If I assoc onto a LeafNode, here is what can happen:

  1. If the key and value match the LeafNode, then it is just returned — nothing is created since you haven’t changed anything.
  2. If just the key is the same as this node, a new LeafNode is created with the same key and the new value and returned (remember, this is a persistent data-structure, so we do not change the LeafNode, we create new nodes to build up a new hash-map).
  3. If the hash is the same, but the key is different, then a new HashCollisionNode is created that holds onto this LeafNode and a new one that has the same key and the new value. HashCollisionNodes simply hold onto an array of LeafNodes whose keys have the same hash.
  4. If the new key doesn’t have the same hash (the common case), then a BitmapIndexedNode will be created. At first it contains just the old LeafNode in its array of nodes, and then assoc() is called on it with the new key and value.

Case #4 is where we start to build up the trie. The hash of the key is going to be used to traverse the trie later, and a BitmapIndexedNode knows if it contains the LeafNode you are looking for.

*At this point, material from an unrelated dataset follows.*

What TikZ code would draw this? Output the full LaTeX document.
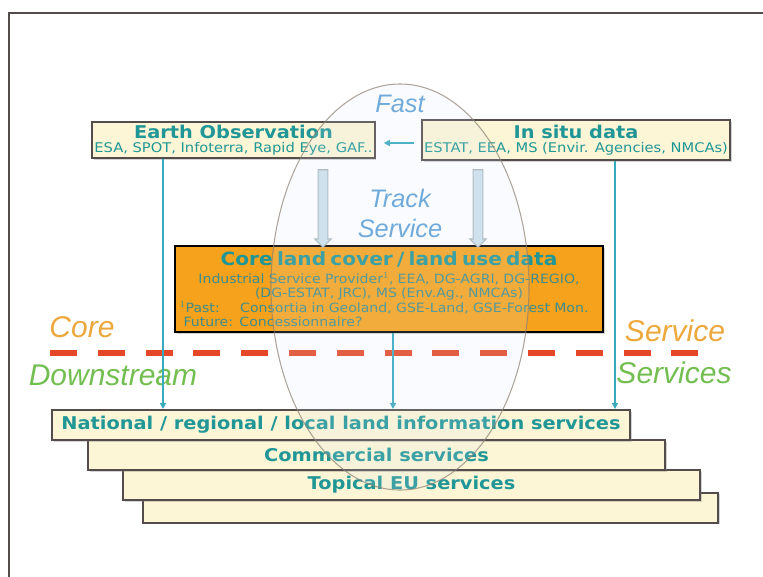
\documentclass[tikz,border=0pt]{standalone}
\usepackage{fontspec}
\setmainfont{DejaVu Sans}[FakeStretch=1.1]
\newfontfamily\kit{Liberation Sans}
\usetikzlibrary{shadows,shapes.arrows,arrows.meta}
\definecolor{kteal}{RGB}{32,150,150}
\definecolor{kcoretx}{RGB}{62,140,140}
\definecolor{kcream}{RGB}{252,246,214}
\definecolor{kframe}{RGB}{84,76,74}
\definecolor{korange}{RGB}{246,162,28}
\definecolor{kblue}{RGB}{95,160,215}
\definecolor{kcorelb}{RGB}{236,168,60}
\definecolor{kgreen}{RGB}{115,190,80}
\definecolor{kred}{RGB}{228,72,40}
\definecolor{kline}{RGB}{55,170,190}
\definecolor{kell}{RGB}{215,230,245}
\definecolor{karrow}{RGB}{205,225,235}
\tikzset{
 kbox/.style={draw=kframe,line width=1.5pt,fill=kcream,inner sep=0pt,
   drop shadow={shadow xshift=1.2pt,shadow yshift=-1.2pt,opacity=0.35}},
 kstack/.style={text=kteal,font=\fontsize{13.2}{15}\selectfont\bfseries},
 kconn/.style={draw=kline,line width=1.5pt,-{Triangle[length=4.5pt,width=4.5pt]}},
 kbig/.style={single arrow,draw=karrow!55!gray,fill=karrow,line width=0.9pt,rotate=-90,
   minimum height=58pt,minimum width=12pt,single arrow head extend=2.5pt,inner sep=3.2pt},
 kfast/.style={text=kblue,font=\kit\itshape\fontsize{19}{21}\selectfont},
 klayer/.style={font=\kit\itshape\fontsize{22.5}{24}\selectfont},
}
\begin{document}
\begin{tikzpicture}[x=0.75pt,y=-0.75pt]
\useasboundingbox (0,0) rectangle (763,576);
\draw[kframe,line width=1.5pt](9,580)--(9,13)--(767,13);
% stacked downstream services
\foreach \kn/\kx/\ky/\kw in {d/430.5/507.5/575,c/411.5/485/577,b/376.5/455/577,a/341/425/578}{
\node[kbox,minimum width=\kw*0.75pt,minimum height=22.5pt](s\kn) at (\kx,\ky){};}
\node[kstack](ta) at (sa){National / regional / local land information services};
\node[kstack](tb) at (sb){Commercial services};
\node[kstack](tc) at (sc){Topical EU services};
% sources
\node[kbox,minimum width=212pt,minimum height=27pt,align=center,text=kteal](eo) at (233.5,140)
 {{\fontsize{13.2}{14}\selectfont\bfseries Earth Observation}\\[-1.5pt]{\fontsize{10}{11}\selectfont ESA, SPOT, Infoterra, Rapid Eye, GAF..}};
\node[kbox,minimum width=231pt,minimum height=30pt,align=center,text=kteal](insitu) at (576,140)
 {{\fontsize{13.2}{14}\selectfont\bfseries In situ data}\\[-1.5pt]{\fontsize{10}{11}\selectfont ESTAT, EEA, MS (Envir. Agencies, NMCAs)}};
% core
\node[draw=black,line width=2.2pt,fill=korange,text=kcoretx,minimum width=321pt,minimum height=64.5pt,
 text width=314pt,align=center,inner sep=0pt,font=\fontsize{9.6}{10.7}\selectfont,
 drop shadow={shadow xshift=1.2pt,shadow yshift=-1.2pt,opacity=0.35}](core) at (389,289)
 {{\fontsize{13.7}{15}\selectfont\bfseries\color{kteal}Core land cover / land use data}\\[3pt]
  Industrial Service Provider$^1$, EEA, DG-AGRI, DG-REGIO,\\
  (DG-ESTAT, JRC), MS (Env.Ag., NMCAs)\\
  \makebox[\linewidth][l]{$^1$Past:\hspace{1.6em}Consortia in Geoland, GSE-Land, GSE-Forest Mon.}\\
  \makebox[\linewidth][l]{\hspace{0.3em}Future: Concessionnaire?}};
% fast track arrows
\node[kbig](bigl) at (323,206){};
\node[kbig](bigr) at (478,206){};
\draw[kconn,shorten <=5pt,shorten >=6pt](insitu.west|-0,143)--(eo.east|-0,143);
\node[kfast](fast) at (400,104){Fast};
\node[kfast](track) at (400,198){Track};
\node[kfast](service) at (400,228){Service};
% core / downstream split
\draw[kred,line width=4.5pt,dash pattern=on 20.25pt off 15.6pt](50,353)--(698,353);
\node[klayer,text=kcorelb](lcore) at (82,327){Core};
\node[klayer,text=kcorelb](lserv) at (675,331){Service};
\node[klayer,text=kgreen](ldown) at (113,375){Downstream};
\node[klayer,text=kgreen](lservs) at (674,373){Services};
% feeds
\draw[kconn](eo.south-|163,0)--(sa.north-|163,0);
\draw[kconn](insitu.south-|615,0)--(sa.north-|615,0);
\draw[kconn](core.south-|393,0)--(sa.north-|393,0);
% fast track service ellipse
\draw[draw=gray!80!brown,line width=0.8pt,fill=kell,fill opacity=0.15,draw opacity=0.7](400,287) ellipse [x radius=129,y radius=203];
\end{tikzpicture}
\end{document}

A BitmapIndexedNode has a bitmap of 32 bits. The bit corresponding to the bottom five bits of the hash of the LeafNode is turned on to indicate that the LeafNode is to be found in this branch (it can have 32 branches). For example if the bottom five bits of the key hash are 01100, then the 12th bit of the bitmap is turned on, and the node is put at this branch.

If the bitmap bit for the new leaf node is off, then a new BitmapIndexedNode is created with a new bitmap with the new bit turned on, and the node is put in its array which will be one bigger than the one we started with. If we kept doing this and hit each bit, the 32nd assoc would result in a FullNode — which is a simple case of a BitmapIndexedNode, except it knows that if it had a bitmap, all bits would be set. Again, remember, we create a new node because we never change nodes in a persistent data structure.

If the new leaf node has a bottom five bits that match a node already in this BitmapIndexedNode (the corresponding bit is already turned on), then we assoc() this key/value onto the node with the same five bits.

I haven’t mentioned this yet, but assoc takes a shift argument — so far, that has always been 0 and that meant to use the bottom five bits (use a 0 shift) of the hash in any BitmapIndexedNodes. On this assoc call, we’re now going to pass in (shift+5) so that the next 5 bits will be used on any BitmapIndexedNodes created under here. Later when we traverse, we’ll use the bottom five bits on the first BitmapIndexedNode we see, then the next five bits on the next one and so on. When we’ve used up all 32 bits of the hash, we should be at our LeafNode or a HashCollisionNode (meaning all 32 bits matched).

So here’s find():

  1. If the node is an EmptyNode, it returns null.
  2. If the node is a LeafNode, it returns itself if the key matches, otherwise null.
  3. If the node is a HashCollisionNode, it calls find() on each LeafNode it holds, if any return themselves, then that is returned, otherwise null.
  4. If the node is a BitmapIndexedNode, it first checks to see if it has a node where the five bits being used matches and then calls find() on it, if it doesn’t, it returns null.
  5. If the node is a FullNode, it acts like a BitmapIndexedNode with all bits of the bitmap set, so it just calls find() on the node corresponding the five bits in the hash at its level.

The data structure is persistent because it never changes constructed nodes. During an assoc, all non-traversed paths will be shared, and only the path that changed will be new.

I should also mention that FullNode is purely an optimization — a BitmapIndexedNode could be used in its place, but it saves some branch calls to have them sprinkled throughout the map. Also, using a bitmap in BitmapIndexedNode is also an optimization. An INode array of 32 elements could have always been constructed with null signifying that there was no nodes in that branch, but that would be very wasteful in space, and so by using the bitmap, BitmapIndexedNodes have an INode array of the exact length they need.